As it happens, this anti-individualist approach to valuation isn’t particularly prominent in Western philosophical thought (but again, see Anderson). Perhaps then, by looking towards philosophical traditions like Confucianism, we can develop a better sense of how these normative social processes should be modeled.
Do you think this relates to idea like computational social choice? I guess the difference with the latter comes from it taking individual preferences as building blocks, where you seem to want community norms as primitives.
I definitely don’t know Confucianism enough for discussing it in this context, but I’m really not convinced by the value of all social norms. For some (like those around language, and morality), the Learning Normativity agenda of Abram feels relevant.
I think this methodology is actually really promising way to deal with the question of ontological shifts. Rather than framing ontological shifts as quasi-exogenous occurrence that agents have to respond to, it frames them as meta-cognitive choices that we select with particular ends in mind.
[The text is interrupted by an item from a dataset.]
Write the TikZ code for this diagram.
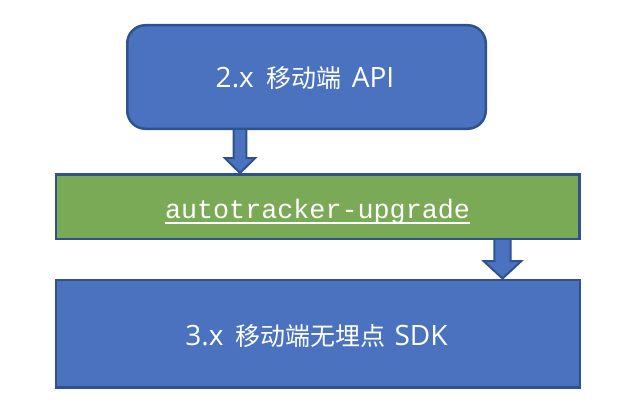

My first reaction is horror at imagining how this approach could allow an AGI to take a decision with terrible consequences for humans, and then change its concept to justify it to itself. Being more charitable with your proposal, I do think that this can be a good analysis perspective, especially for understanding reward tampering problems. But I want the algorithm/program dealing with ontological crises to keep some tethers to important things I want it aligned to. So in some sense, I want AGIs to be some for of realists according to concepts like corrigibility and impact.
The worry here is that consciousness may have evolved in animals because it serves some function, and so, AI might only reach human-level usefulness if it is conscious. And if it is conscious, it could suffer. Most of us who care about sentient beings besides humans would want to make sure that AI doesn’t suffer — we don’t want to create a race of artificial slaves. So that’s why it might be really important to figure out whether agents can have functional consciousness without suffering.
I’m significantly more worried about AGI creating terrible suffering in humans than about AIs and AGIs themselves suffering. This is probably an issue with my moral circle, but I still stand by that priority. That being said, I’m not for suffering for no reason whatsoever. So finding ways to limit this suffering without compromising alignment seems worthwhile. Thanks for pointing me to this question and this paper.
This is a really cool post. Do you have books/blogs recommendations for digging into non-western philosophies?
On the philosophical tendencies you see, I would like to point some examples which don’t follow these tendencies. But on the whole I agree with your assessment.
For symbolic AI, I would say a big part of the Agents Foundations researchers (which includes a lot of MIRI researchers and people like John S. Wentworth) definitely do consider symbolic AI in their work. I won’t go as far as saying that they don’t care about connectionism, but I definitely don’t get a “connectionism or nothing” vibe from them
For cognitivist AI, examples of people thinking in terms of internal behaviors are Evan Hubinger from MIRI and Richard Ngo, who worked at DeepMind and is now doing a PhD in Philosophy at Oxford.
For reasonableness/sense-making, researchers on Debate (like Beth Barnes, Paul Christiano, Joe Collman) and the people I mentioned in the symbolic AI point seem to also consider more argumentation and logical forms of rationality (in combination with decision theoretic reasoning)
This feels like something that a lot of current research focuses on. Most people trying to learn values and preferences focus on the individual preferences of people at a specific point in time, which seems pretty good for respecting the differences in value. The way this wouldn’t work would be if the specific formalism (like utility functions over histories) was really biased against some forms of value.
Do you think this relates to idea like computational social choice? I guess the difference with the latter comes from it taking individual preferences as building blocks, where you seem to want community norms as primitives.
I definitely don’t know Confucianism enough for discussing it in this context, but I’m really not convinced by the value of all social norms. For some (like those around language, and morality), the Learning Normativity agenda of Abram feels relevant.
My first reaction is horror at imagining how this approach could allow an AGI to take a decision with terrible consequences for humans, and then change its concept to justify it to itself. Being more charitable with your proposal, I do think that this can be a good analysis perspective, especially for understanding reward tampering problems. But I want the algorithm/program dealing with ontological crises to keep some tethers to important things I want it aligned to. So in some sense, I want AGIs to be some for of realists according to concepts like corrigibility and impact.
I’m significantly more worried about AGI creating terrible suffering in humans than about AIs and AGIs themselves suffering. This is probably an issue with my moral circle, but I still stand by that priority. That being said, I’m not for suffering for no reason whatsoever. So finding ways to limit this suffering without compromising alignment seems worthwhile. Thanks for pointing me to this question and this paper.